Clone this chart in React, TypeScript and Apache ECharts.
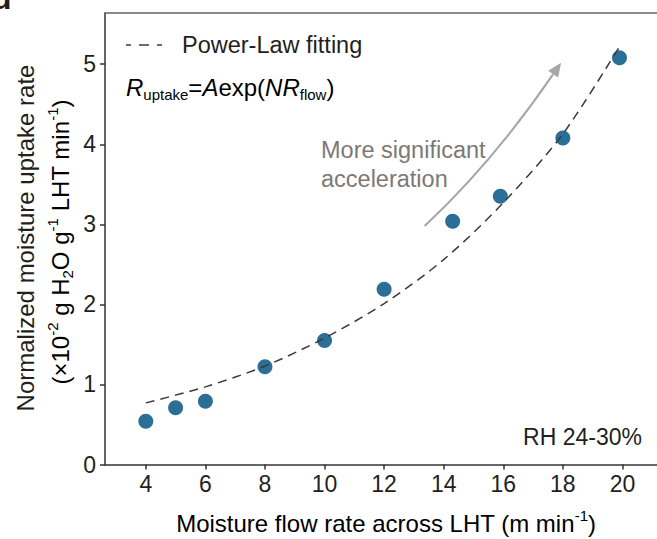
import React, { useEffect, useRef } from "react";
import * as echarts from "echarts";

// Measured data (points)
const flowRate = [4, 5, 6, 8, 10, 12, 14.3, 15.9, 18, 19.9];
const uptakeRate = [0.54, 0.71, 0.79, 1.22, 1.55, 2.19, 3.04, 3.35, 4.08, 5.08];

// Power-law fitting curve
const fitFlow = [4, 6, 8, 10, 12, 14, 16, 18, 19.9];
const fitRate = [0.77, 0.97, 1.23, 1.58, 2.01, 2.56, 3.27, 4.13, 5.22];

// Tick labels
const xTicks = [4, 6, 8, 10, 12, 14, 16, 18, 20];
const yTicks = [0, 1, 2, 3, 4, 5];

// Annotation arrow in data coordinates: start, control, tip
const arrowStart = [13.36, 2.98];
const arrowCtrl = [15.64, 3.77];
const arrowTip = [17.94, 5.02];

const FONT = 'Arial, "Liberation Sans", Helvetica, sans-serif';
const INK = "#231f20";

export default function App() {
  const ref = useRef<HTMLDivElement>(null);

  useEffect(() => {
    document.body.style.margin = "0";
    if (!ref.current) return;
    const chart = echarts.init(ref.current, undefined, { renderer: "svg" });

    const xMin = 2.63;
    const xMax = 21.16;
    const option: any = {
      animation: false,
      backgroundColor: "#ffffff",
      grid: { left: 105, right: 0, top: 13, bottom: 74.5, containLabel: false },
      xAxis: [
        {
          type: "value",
          min: xMin,
          max: xMax,
          position: "bottom",
          axisLine: { show: true, lineStyle: { color: "#333", width: 1.5 } },
          axisTick: { show: true, inside: false, length: 5, customValues: xTicks, lineStyle: { color: "#333", width: 1.5 } },
          axisLabel: { customValues: xTicks, margin: 8, fontSize: 23, color: INK, fontFamily: FONT },
          splitLine: { show: false },
        },
        {
          type: "value",
          min: xMin,
          max: xMax,
          position: "top",
          axisLine: { show: true, lineStyle: { color: "#666", width: 1.5 } },
          axisTick: { show: false },
          axisLabel: { show: false },
          splitLine: { show: false },
        },
      ],
      yAxis: {
        type: "value",
        min: 0,
        max: 5.64,
        axisLine: { show: true, lineStyle: { color: "#333", width: 1.5 } },
        axisTick: { show: true, inside: false, length: 5, customValues: yTicks, lineStyle: { color: "#333", width: 1.5 } },
        axisLabel: { customValues: yTicks, margin: 9, fontSize: 23, color: INK, fontFamily: FONT },
        splitLine: { show: false },
      },
      series: [
        {
          type: "scatter",
          data: flowRate.map((x, i) => [x, uptakeRate[i]]),
          symbol: "circle",
          symbolSize: 15,
          itemStyle: { color: "#2b6f97", opacity: 1 },
          z: 2,
        },
        {
          type: "line",
          data: fitFlow.map((x, i) => [x, fitRate[i]]),
          showSymbol: false,
          symbol: "none",
          smooth: 0.3,
          lineStyle: { color: "#3a3a3a", width: 1.5, type: [9, 6] },
          z: 3,
        },
      ],
    };
    chart.setOption(option);

    const p0 = chart.convertToPixel({ gridIndex: 0 }, arrowStart) as number[];
    const pc = chart.convertToPixel({ gridIndex: 0 }, arrowCtrl) as number[];
    const pt = chart.convertToPixel({ gridIndex: 0 }, arrowTip) as number[];
    let dx = pt[0] - pc[0];
    let dy = pt[1] - pc[1];
    const len = Math.sqrt(dx * dx + dy * dy);
    dx /= len;
    dy /= len;
    const headLen = 14;
    const headHalf = 6;
    const bx = pt[0] - dx * headLen;
    const by = pt[1] - dy * headLen;
    const nx = -dy;
    const ny = dx;

    const sup = { fontSize: 15, verticalAlign: "top", lineHeight: 14, fontFamily: FONT, color: INK };
    const sub = { fontSize: 15, verticalAlign: "bottom", lineHeight: 14, fontFamily: FONT, color: INK };
    const norm = { fontSize: 24, lineHeight: 30, fontFamily: FONT, color: INK };
    const ital = { fontSize: 24, lineHeight: 30, fontFamily: FONT, color: INK, fontStyle: "italic" };

    chart.setOption({
      graphic: [
        // panel letter (cropped, as in the reference)
        {
          type: "text",
          x: -8,
          y: 14,
          style: { text: "d", fontSize: 32, fontWeight: "bold", fill: INK, fontFamily: FONT, verticalAlign: "bottom" },
        },
        // legend
        {
          type: "line",
          shape: { x1: 126, y1: 45, x2: 170, y2: 45 },
          style: { stroke: "#3a3a3a", lineWidth: 1.5, lineDash: [5, 8, 10, 8, 5, 40] },
        },
        {
          type: "text",
          x: 182,
          y: 45,
          style: { text: "Power-Law fitting", fontSize: 23.5, fill: INK, fontFamily: FONT, verticalAlign: "middle" },
        },
        {
          type: "text",
          x: 126,
          y: 87,
          style: {
            text: "{i|R}{sub|uptake}{n|=}{i|A}{n|exp(}{i|NR}{sub|flow}{n|)}",
            verticalAlign: "middle",
            rich: { i: ital, n: norm, sub },
          },
        },
        // annotation
        {
          type: "text",
          x: 321,
          y: 150,
          style: { text: "More significant", fontSize: 23.5, fill: "#7d7878", fontFamily: FONT, verticalAlign: "middle" },
        },
        {
          type: "text",
          x: 321,
          y: 179,
          style: { text: "acceleration", fontSize: 23.5, fill: "#7d7878", fontFamily: FONT, verticalAlign: "middle" },
        },
        {
          type: "bezierCurve",
          shape: { x1: p0[0], y1: p0[1], x2: bx, y2: by, cpx1: pc[0], cpy1: pc[1] },
          style: { stroke: "#a6a6a6", lineWidth: 2, fill: null },
        },
        {
          type: "polygon",
          shape: {
            points: [
              [pt[0], pt[1]],
              [bx + nx * headHalf, by + ny * headHalf],
              [bx - nx * headHalf, by - ny * headHalf],
            ],
          },
          style: { fill: "#a6a6a6", stroke: "none" },
        },
        {
          type: "text",
          x: 642,
          y: 437,
          style: { text: "RH 24-30%", fontSize: 23, fill: INK, fontFamily: FONT, align: "right", verticalAlign: "middle" },
        },
        // x axis title
        {
          type: "text",
          x: 386,
          y: 523,
          style: {
            text: "{n|Moisture flow rate across LHT (m min}{s|-1}{n|)}",
            align: "center",
            verticalAlign: "middle",
            rich: { n: norm, s: sup },
          },
        },
        // y axis title, two lines
        {
          type: "text",
          x: 25,
          y: 238,
          rotation: Math.PI / 2,
          style: {
            text: "Normalized moisture uptake rate",
            fontSize: 24,
            fill: INK,
            fontFamily: FONT,
            align: "center",
            verticalAlign: "middle",
          },
        },
        {
          type: "text",
          x: 60,
          y: 242,
          rotation: Math.PI / 2,
          style: {
            text: "{n|(×10}{s|-2}{n| g H}{b|2}{n|O g}{s|-1}{n| LHT min}{s|-1}{n|)}",
            align: "center",
            verticalAlign: "middle",
            rich: { n: norm, s: sup, b: sub },
          },
        },
      ],
    });

    return () => chart.dispose();
  }, []);

  return <div ref={ref} style={{ width: 657, height: 539 }} />;
}
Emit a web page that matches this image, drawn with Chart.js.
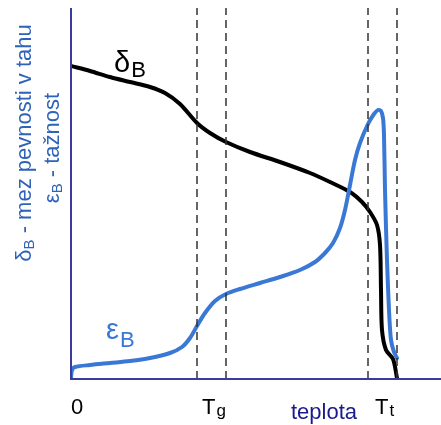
<!DOCTYPE html>
<html>
<head>
<meta charset="utf-8">
<script src="https://cdn.jsdelivr.net/npm/chart.js@4/dist/chart.umd.min.js"></script>
<style>
  html, body { margin: 0; padding: 0; background: #fff; }
  #wrap { width: 441px; height: 425px; }
</style>
</head>
<body>
<div id="wrap"><canvas id="graf"></canvas></div>
<script>
// mez pevnosti v tahu (delta_B) - x = teplota, y = hodnota (libovolne jednotky)
const deltaX = [0, 19, 39, 59, 79, 94, 109, 126, 139, 155, 179, 209, 239, 259, 279, 291, 299, 306, 309, 310, 311, 315, 322, 326];
const deltaY = [313, 308, 302, 297, 292, 286, 275, 256, 246, 237, 227, 217, 206, 197, 187, 177, 167, 154, 134, 89, 49, 29, 20, 1];

// tažnost (epsilon_B)
const epsX = [0, 1, 4, 19, 39, 59, 79, 99, 111, 119, 126, 134, 144, 155, 169, 189, 209, 229, 244, 254, 262, 269, 274, 279, 284, 289, 297, 303, 307, 310, 312, 313, 314, 316, 318, 320, 323, 326];
const epsY = [1, 9, 12, 14, 16, 18, 21, 26, 32, 41, 53, 66, 78, 85, 90, 96, 102, 109, 117, 126, 136, 151, 169, 194, 219, 236, 255, 265, 269, 268, 261, 244, 189, 119, 69, 39, 27, 21];

// svisle carkovane cary (Tg a Tt)
const dashX = [126, 155, 297, 326];

// popisky osy x
const tickLabels = [
  { x: 0, main: '0', sub: '' },
  { x: 131, main: 'T', sub: 'g' },
  { x: 304, main: 'T', sub: 't' }
];

const X_MAX = 370;
const Y_MAX = 371;

const toPoints = (xs, ys) => xs.map((x, i) => ({ x: x, y: ys[i] }));

const datasets = [];
dashX.forEach(x => {
  datasets.push({
    data: [{ x: x, y: 0 }, { x: x, y: Y_MAX }],
    borderColor: '#333',
    borderWidth: 1.5,
    borderDash: [8, 5],
    pointRadius: 0,
    tension: 0
  });
});
datasets.push({
  label: 'epsB',
  data: toPoints(epsX, epsY),
  borderColor: '#3a78d6',
  borderWidth: 4,
  pointRadius: 0,
  tension: 0.3,
  borderCapStyle: 'round',
  borderJoinStyle: 'round'
});
datasets.push({
  label: 'deltaB',
  data: toPoints(deltaX, deltaY),
  borderColor: '#000',
  borderWidth: 4,
  pointRadius: 0,
  tension: 0.3,
  borderCapStyle: 'round',
  borderJoinStyle: 'round'
});

const FONT = 'Arial, "Liberation Sans", sans-serif';

// texty kreslene pres plugin
const popisky = {
  id: 'popisky',
  afterDraw(chart) {
    const ctx = chart.ctx;
    const sx = chart.scales.x;
    const area = chart.chartArea;
    ctx.save();

    // osy
    ctx.strokeStyle = '#3b3b9c';
    ctx.lineWidth = 2;
    ctx.beginPath();
    ctx.moveTo(area.left, area.top);
    ctx.lineTo(area.left, area.bottom);
    ctx.lineTo(441, area.bottom);
    ctx.stroke();

    // popisky osy x
    ctx.fillStyle = '#000';
    ctx.textBaseline = 'alphabetic';
    ctx.textAlign = 'left';
    tickLabels.forEach(t => {
      const px = sx.getPixelForValue(t.x);
      ctx.font = '22px ' + FONT;
      ctx.fillText(t.main, px, 414);
      const w = ctx.measureText(t.main).width;
      if (t.sub) {
        ctx.font = '17px ' + FONT;
        ctx.fillText(t.sub, px + w + 1, 416);
      }
    });

    // teplota
    ctx.fillStyle = '#1a1a8c';
    ctx.font = '22px ' + FONT;
    ctx.fillText('teplota', 291, 419);

    // delta_B u krivky
    const withSub = (x, y, main, sub, color, yOff) => {
      ctx.fillStyle = color;
      ctx.font = '29px ' + FONT;
      ctx.fillText(main, x, y);
      const w = ctx.measureText(main).width;
      ctx.font = '22px ' + FONT;
      ctx.fillText(sub, x + w + 1, y + yOff);
    };
    withSub(sx.getPixelForValue(43), 72, 'δ', 'B', '#000', 5);
    withSub(sx.getPixelForValue(35), 339, 'ε', 'B', '#3a78d6', 8);

    // titulek osy y (dva radky, otoceno)
    const drawRot = (cx, cy, parts) => {
      ctx.save();
      ctx.translate(cx, cy);
      ctx.rotate(-Math.PI / 2);
      let total = 0;
      parts.forEach(p => { ctx.font = p.font; total += ctx.measureText(p.t).width; });
      let x = -total / 2;
      parts.forEach(p => {
        ctx.font = p.font;
        ctx.fillText(p.t, x, p.dy);
        x += ctx.measureText(p.t).width;
      });
      ctx.restore();
    };
    ctx.fillStyle = '#2f63b8';
    const big = '22px ' + FONT;
    const small = '15px ' + FONT;
    drawRot(31, 143, [
      { t: 'δ', font: big, dy: 0 },
      { t: 'B', font: small, dy: 3 },
      { t: ' - mez pevnosti v tahu', font: big, dy: 0 }
    ]);
    drawRot(59, 148, [
      { t: 'ε', font: big, dy: 0 },
      { t: 'B', font: small, dy: 3 },
      { t: ' - tažnost', font: big, dy: 0 }
    ]);

    ctx.restore();
  }
};

new Chart(document.getElementById('graf'), {
  type: 'line',
  data: { datasets: datasets },
  options: {
    responsive: true,
    maintainAspectRatio: false,
    animation: false,
    layout: { padding: { left: 71, top: 8, right: 0, bottom: 46 } },
    plugins: {
      legend: { display: false },
      tooltip: { enabled: false }
    },
    scales: {
      x: {
        type: 'linear',
        min: 0,
        max: X_MAX,
        ticks: { display: false },
        grid: { display: false },
        border: { display: false },
        afterFit(scale) { scale.height = 0; }
      },
      y: {
        type: 'linear',
        min: 0,
        max: Y_MAX,
        ticks: { display: false },
        grid: { display: false },
        border: { display: false },
        afterFit(scale) { scale.width = 0; }
      }
    }
  },
  plugins: [popisky]
});
</script>
</body>
</html>
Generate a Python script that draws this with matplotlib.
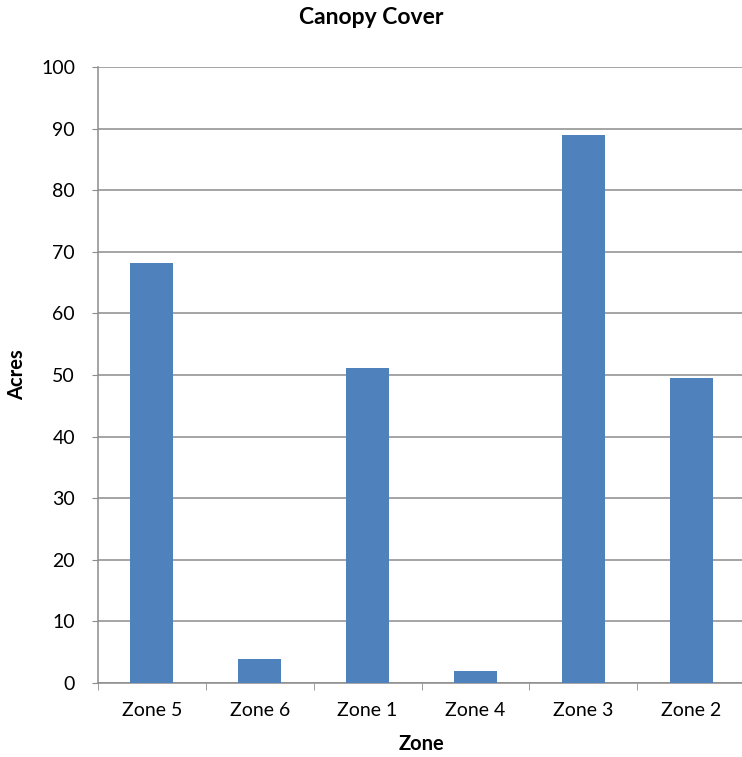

○ ○ ○ ○ ○ ○ ○

* Exercise *
Looking above, find the stretch of lines that opens with the one holding "Emit a web page" and closes with the one holding "29, 20, 1];". Copy it exactly, pictures excluded.

* Result of the task *
Emit a web page that matches this image, drawn with Chart.js.
<!DOCTYPE html>
<html>
<head>
<meta charset="utf-8">
<script src="https://cdn.jsdelivr.net/npm/chart.js@4/dist/chart.umd.min.js"></script>
<style>
  html, body { margin: 0; padding: 0; background: #fff; }
  #wrap { width: 441px; height: 425px; }
</style>
</head>
<body>
<div id="wrap"><canvas id="graf"></canvas></div>
<script>
// mez pevnosti v tahu (delta_B) - x = teplota, y = hodnota (libovolne jednotky)
const deltaX = [0, 19, 39, 59, 79, 94, 109, 126, 139, 155, 179, 209, 239, 259, 279, 291, 299, 306, 309, 310, 311, 315, 322, 326];
const deltaY = [313, 308, 302, 297, 292, 286, 275, 256, 246, 237, 227, 217, 206, 197, 187, 177, 167, 154, 134, 89, 49, 29, 20, 1];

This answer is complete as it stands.